Sunday, March 30, 2008
In quick succession today came the news that Aloha airlines will be shutting down passenger service Monday and that the governor will ask the judge to delay the shutdown at a scheduled hearing Monday afternoon:
Gov. Linda Lingle said she will ask a bankruptcy judge not to allow Aloha Airlines to shut down until she is satisfied the airline "exhausted all possible avenues for continuing its operations."
If you would like to attend the hearing, here is the posted calendar for the case. Monday, 2 p.m., 3rd Floor of the
Correct location of Bankruptcy Court (thanks, anonymous commenter!) from their website:
The court is located in downtown Honolulu, on Bishop Street between Beretania and Hotel Streets, with entrances at both Union and Fort Street Malls. We are on the Lobby Level of 1132 Bishop, towards the glass doors in the north corner. You will be required to show a picture I.D. and pass through a metal detector. No electronic devices (cell phones, pagers, PDA's, etc.) are allowed on the premises. You may leave these items at the security desk and reclaim them when you leave.
United States Bankruptcy Court
District of Hawaii
1132 Bishop Street, Suite 250-L
Honolulu, HI 96813
You'll have to leave cellphones in their little filing cabinet before going in (or better, leave it in your car since no one supervises the file cabinet). The calendar below will be at this link only for a few days.

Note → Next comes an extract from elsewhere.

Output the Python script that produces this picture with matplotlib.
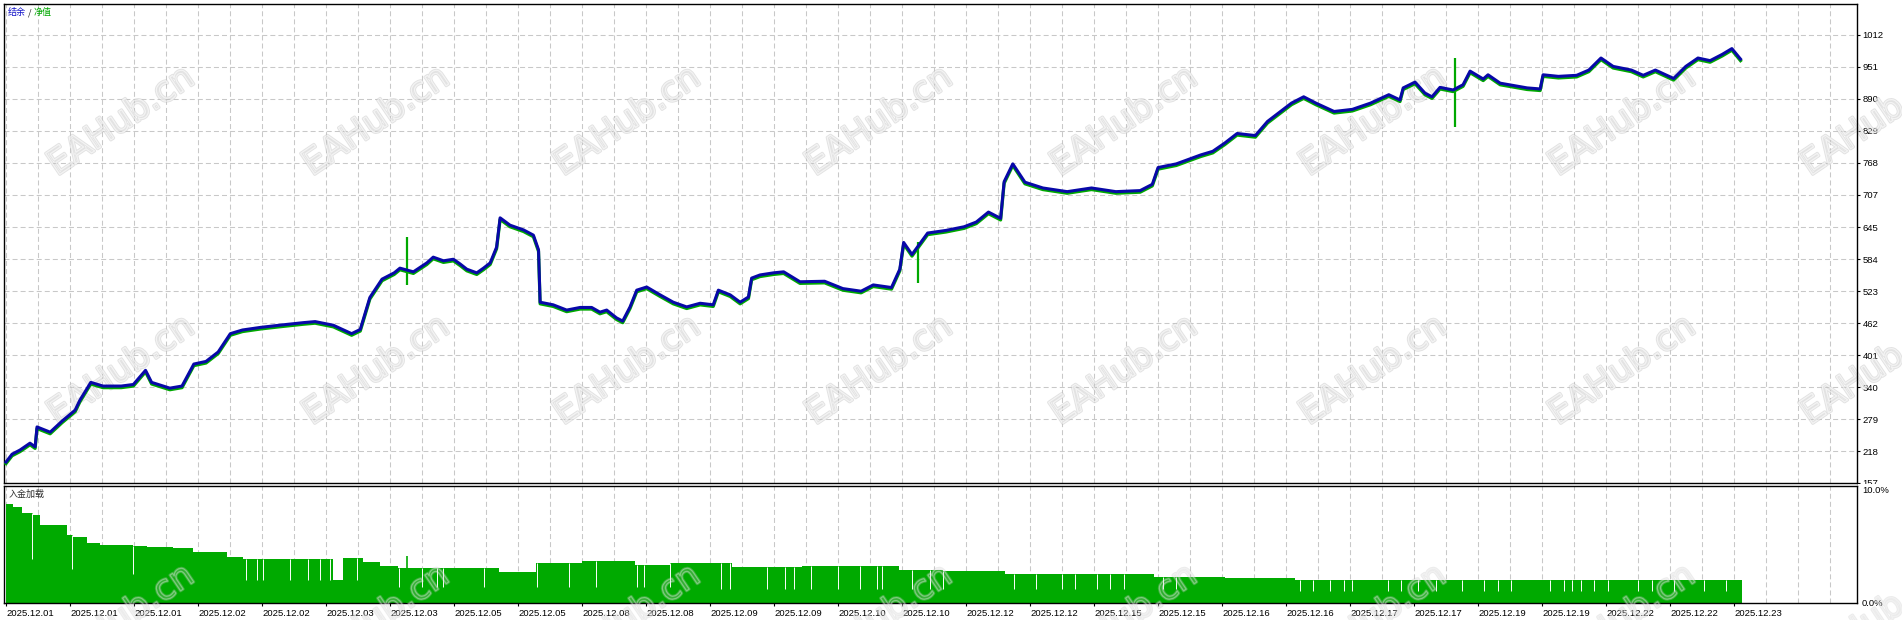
import numpy as np
import matplotlib
matplotlib.use('Agg')
from matplotlib import pyplot as plt
from matplotlib import patheffects, transforms
from matplotlib.patches import Rectangle

plt.rcParams['font.family'] = ['Liberation Sans', 'Noto Sans CJK SC', 'DejaVu Sans']
plt.rcParams['lines.scale_dashes'] = False

# balance curve (x in chart grid steps, one date label every 2 steps)
bal_t = [0, 0.19, 0.44, 0.75, 0.91, 0.97, 1.38, 1.75, 2.16, 2.31, 2.65, 3.03, 3.60, 3.98,
         4.36, 4.55, 5.12, 5.50, 5.87, 6.25, 6.63, 7.01, 7.39, 7.96, 8.53, 9.29, 9.66,
         10.23, 10.80, 11.07, 11.37, 11.75, 12.13, 12.31, 12.73, 13.15, 13.35, 13.67,
         13.98, 14.19, 14.40, 14.71, 14.92, 15.13, 15.33, 15.44, 15.75, 16.17, 16.48,
         16.64, 16.69, 17.10, 17.52, 17.94, 18.30, 18.56, 18.77, 19.08, 19.27, 19.50,
         19.71, 20.02, 20.44, 20.85, 21.27, 21.69, 22.10, 22.26, 22.63, 22.94, 23.20,
         23.30, 23.56, 23.98, 24.30, 24.81, 25.58, 26.15, 26.72, 27.10, 27.67, 27.93,
         28.05, 28.31, 28.80, 29.37, 29.94, 30.32, 30.70, 31.08, 31.19, 31.46, 31.84,
         32.40, 33.16, 33.92, 34.68, 35.44, 35.82, 36.00, 36.57, 37.33, 37.71, 38.09,
         38.47, 39.04, 39.42, 40.17, 40.55, 40.93, 41.50, 42.07, 42.64, 43.21, 43.56,
         43.66, 44.03, 44.34, 44.56, 44.81, 45.22, 45.53, 45.75, 46.16, 46.31, 46.69,
         47.53, 47.94, 48.03, 48.51, 49.08, 49.46, 49.84, 50.22, 50.79, 51.16, 51.54,
         52.11, 52.49, 52.87, 53.25, 53.63, 53.93, 54.20]
bal_v = [197, 212, 220, 233, 226, 264, 254, 275, 296, 315, 349, 342, 342, 345,
         372, 349, 338, 342, 384, 389, 407, 442, 449, 454, 458, 463, 465,
         458, 442, 450, 511, 546, 558, 567, 560, 577, 588, 581,
         584, 575, 565, 558, 567, 577, 607, 663, 649, 640, 630,
         602, 502, 497, 487, 492, 492, 483, 487, 472, 466, 493,
         525, 531, 516, 502, 493, 500, 497, 525, 516, 502, 512,
         548, 554, 558, 560, 541, 542, 528, 523, 535, 530, 565,
         616, 593, 634, 639, 646, 655, 674, 662, 732, 766, 731,
         720, 713, 720, 713, 715, 727, 759, 766, 783, 790, 806,
         824, 820, 847, 882, 894, 882, 866, 870, 882, 898, 888,
         911, 922, 901, 894, 912, 907, 917, 943, 928, 936, 920,
         911, 909, 936, 933, 935, 945, 968, 952, 945, 935, 945,
         929, 952, 968, 963, 975, 986, 966]

# equity spikes
spike_t = [12.53, 28.50, 45.28]
spike_lo = [535, 539, 836]
spike_hi = [626, 616, 968]

# deposit load (%) - bar tops, stepwise
env_t = [0, 0.22, 0.50, 0.84, 1.06, 1.91, 2.09, 2.53, 2.94, 3.97, 4.41, 5.22, 5.84,
         6.91, 7.41, 10.22, 10.53, 11.16, 11.69, 12.25, 15.41, 16.56, 18.00, 19.66,
         20.75, 22.69, 24.88, 27.91, 29.28, 31.22, 35.88, 38.09, 40.28, 44.69, 54.25]
env_v = [8.46, 8.23, 7.70, 7.50, 6.67, 5.80, 5.60, 5.10, 4.96, 4.87, 4.80, 4.70, 4.40,
         3.90, 3.76, 2.00, 3.85, 3.50, 3.20, 3.00, 2.65, 3.40, 3.60, 3.25,
         3.40, 3.10, 3.20, 2.80, 2.70, 2.45, 2.25, 2.10, 2.00, 1.95, 1.95]
dip_t = [0.81, 2.06, 3.97, 7.50, 7.84, 8.03, 8.88, 9.44, 9.81, 10.13, 10.97,
         12.28, 13.00, 13.47, 13.66, 14.94, 16.59, 17.59, 18.44, 19.72, 19.94, 20.75,
         22.34, 22.63, 23.78, 24.34, 24.63, 25.16, 26.00, 26.69, 27.22, 27.38, 28.31,
         28.88, 29.28, 31.50, 32.19, 33.00, 33.41, 34.09, 34.50, 34.94, 36.16, 36.56,
         40.44, 40.84, 41.38, 41.81, 42.06, 43.19, 43.59, 44.13, 44.69, 45.50, 46.19,
         46.63, 47.03, 48.25, 48.69, 48.94, 49.22, 49.63, 50.06, 51.00, 51.44, 52.13,
         53.06, 53.75]
dip_v = [3.8, 2.9, 2.5, 2.0, 2.0, 2.0, 2.0, 2.0, 2.0, 2.0, 2.0,
         1.4, 1.4, 1.4, 1.4, 1.4, 1.4, 1.4, 1.4, 1.4, 1.4, 1.4,
         1.2, 1.2, 1.2, 1.2, 1.2, 1.2, 1.2, 1.2, 1.2, 1.2, 1.2,
         1.2, 1.2, 1.2, 1.2, 1.2, 1.2, 1.2, 1.2, 1.2, 1.2, 1.2,
         1.0, 1.0, 1.0, 1.0, 1.0, 1.0, 1.0, 1.0, 1.0, 1.0, 1.0,
         1.0, 1.0, 1.0, 1.0, 1.0, 1.0, 1.0, 1.0, 1.0, 1.0, 1.0,
         1.0, 1.0]
load_spike_t = [12.53]
load_spike_v = [4.0]

y_ticks = [157, 218, 279, 340, 401, 462, 523, 584, 645, 707, 768, 829, 890, 951, 1012]
date_labels = (['2025.12.01'] * 3 + ['2025.12.02'] * 2 + ['2025.12.03'] * 2 +
               ['2025.12.05'] * 2 + ['2025.12.08'] * 2 + ['2025.12.09'] * 2 +
               ['2025.12.10'] * 2 + ['2025.12.12'] * 2 + ['2025.12.15'] * 2 +
               ['2025.12.16'] * 2 + ['2025.12.17'] * 2 + ['2025.12.19'] * 2 +
               ['2025.12.22'] * 2 + ['2025.12.23'])

BLUE = '#0808a8'
GREEN = '#00a800'
BAR = '#00aa00'
GRID = '#c8c8c8'
W, H = 1902, 620

fig = plt.figure(figsize=(W / 100, H / 100), dpi=100)
ax = fig.add_axes([4 / W, (H - 483) / H, 1853 / W, 479 / H])
ax2 = fig.add_axes([4 / W, (H - 603) / H, 1853 / W, 117 / H], sharex=ax)
ax2.set_zorder(2)

dash = (0, (3.6, 2.2))
for a in (ax, ax2):
    a.set_xticks(np.arange(0, 2 * len(date_labels), 2))
    a.set_xticks(np.arange(0, 58), minor=True)
    a.grid(True, which='both', axis='x', color=GRID, lw=0.75, ls=dash, zorder=0)
    a.set_axisbelow(True)
    for s in a.spines.values():
        s.set_color('black')
        s.set_linewidth(1.0)
ax.grid(True, axis='y', color=GRID, lw=0.75, ls=dash)

# watermark: upper rows sit under the curves, bottom row over the load bars
wm_x = [121, 376, 627, 879, 1124, 1373, 1622, 1874]
wm_y = [121, 370, 619]
for yy in wm_y:
    for xx in wm_x:
        in_main = yy < 483
        owner = ax if in_main else fig
        kw = dict(transform=fig.transFigure) if in_main else {}
        a_out, a_in = (0.45, 0.6) if in_main else (0.3, 0.35)
        owner.text(xx / W, 1 - yy / H, 'EAHub.cn', rotation=34, rotation_mode='anchor',
                   ha='center', va='center', fontsize=25, family='DejaVu Sans',
                   color='none', zorder=1.5 if in_main else 10, clip_on=False,
                   path_effects=[patheffects.Stroke(linewidth=2.2, foreground=(0.75, 0.75, 0.75, a_out)),
                                 patheffects.Stroke(linewidth=0.9, foreground=(1, 1, 1, a_in))],
                   **kw)

# main panel
shift = transforms.ScaledTranslation(0, -1.6 / 100, fig.dpi_scale_trans)
ax.vlines(spike_t, spike_lo, spike_hi, color=GREEN, lw=1.6, zorder=2)
ax.plot(bal_t, bal_v, color=GREEN, lw=2.3, transform=ax.transData + shift, zorder=3)
ax.plot(bal_t, bal_v, color=BLUE, lw=2.2, zorder=4)
ax.set_ylim(157, 1071.1)
ax.set_xlim(-0.0625, 57.84)
ax.set_yticks(y_ticks)
ax.set_yticklabels([str(v) for v in y_ticks])
ax.yaxis.tick_right()
ax.tick_params(axis='y', length=2.5, width=0.8, pad=1.5, labelsize=6.8, colors='black')
ax.tick_params(axis='x', which='both', bottom=False, labelbottom=False)

t1 = ax.annotate('结余', xy=(0, 1), xycoords='axes fraction', xytext=(2.8, -3.2),
                 textcoords='offset points', va='top', ha='left', color='#1010c8',
                 fontsize=6.5, family=['Noto Sans CJK SC', 'DejaVu Sans'])
t2 = ax.annotate(' / ', xy=(1, 0), xycoords=t1, va='bottom', ha='left', color='#202020',
                 fontsize=6.5, family=['Noto Sans CJK SC', 'DejaVu Sans'])
ax.annotate('净值', xy=(1, 0), xycoords=t2, va='bottom', ha='left', color=GREEN,
            fontsize=6.5, family=['Noto Sans CJK SC', 'DejaVu Sans'])

# deposit load panel
et = np.array(env_t)
ev = np.array(env_v)
ax2.fill_between(et, 0, ev, step='post', color=BAR, lw=0, zorder=2)
idx = np.searchsorted(et, dip_t, side='right') - 1
ax2.vlines(dip_t, dip_v, ev[idx], color='white', lw=0.7, zorder=3)
ax2.vlines(load_spike_t, 0, load_spike_v, color=BAR, lw=1.2, zorder=3)
ax2.set_ylim(0, 10)
ax2.set_yticks([0, 10])
ax2.set_yticklabels(['0.0%', '10.0%'])
ax2.yaxis.tick_right()
ax2.tick_params(axis='y', length=0, pad=3.5, labelsize=6.8, colors='black')
for lbl, va in zip(ax2.get_yticklabels(), ['center', 'top']):
    lbl.set_va(va)
ax2.set_xticklabels(date_labels)
ax2.tick_params(axis='x', which='major', length=2.5, width=0.8, pad=1.5, labelsize=6.8,
                colors='black')
ax2.tick_params(axis='x', which='minor', length=0)
for lbl in ax2.get_xticklabels():
    lbl.set_ha('left')
ax2.text(0.0025, 0.97, '入金加载', transform=ax2.transAxes, va='top', ha='left',
         fontsize=6.5, color='#303030', family=['Noto Sans CJK SC', 'DejaVu Sans'])

# hide lower half of the last price label like the terminal does
fig.patches.append(Rectangle((1858 / W, 0), 44 / W, (H - 484) / H, transform=fig.transFigure,
                             facecolor='white', edgecolor='none', zorder=1))

fig.savefig('out.png', dpi=100, facecolor='white')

I am wondering if even a governor can compel an airline that has run out of money to continue operating. It should be an interesting, and very sad, hearing tomorrow. The articles note that over 1,900 employees and their families will be affected. They would normally be due 60 days notice if their jobs are to end. Update: this evening's news articles mention 3,500-3,550 full- and part-time employees.
In addition to the direct job loss, the ripple effect of this shutdown through Hawaii's economy will probably be hard to predict.
FYI: not sure if they've moved this due to anticipated crowds, but the Bankruptcy Court is not in the Federal Building with the other federal courts.
The fare war is a bit of a red herring.
Aloha sowed the seeds of their destruction when they changed the pricing and reservation system that we had for decades. It used to be that you could buy a coupon for a reasonable price make a reservation and show up for the flight or cancel it. You could decide on Thursday to take a weekend whether in Honolulu or Puna- for one price and not have to buy tickets weeks in advance to get a decent price or pay double to go to Maui or the Big Island.
Then Aloha stopped coupons and, more importantly, made you pick a day and time to fly weeks in advance and the longer you wanted the higher the rice would be.
People would fly all the time but don’t any more because if you decide Thursday to go Lahaina you don’t just pay double the $39 but $120 each way.
The only way to make money is to run fuller planes and get more volume, more passenger per plane. But now people only fly when they have to , not when they want to.
Stupid executives. Stupid decisions. That’s what doomed Aloha, not any predatory pricing by a new airline but their own new predatory pricing and reservation system that they foisted on the flying public.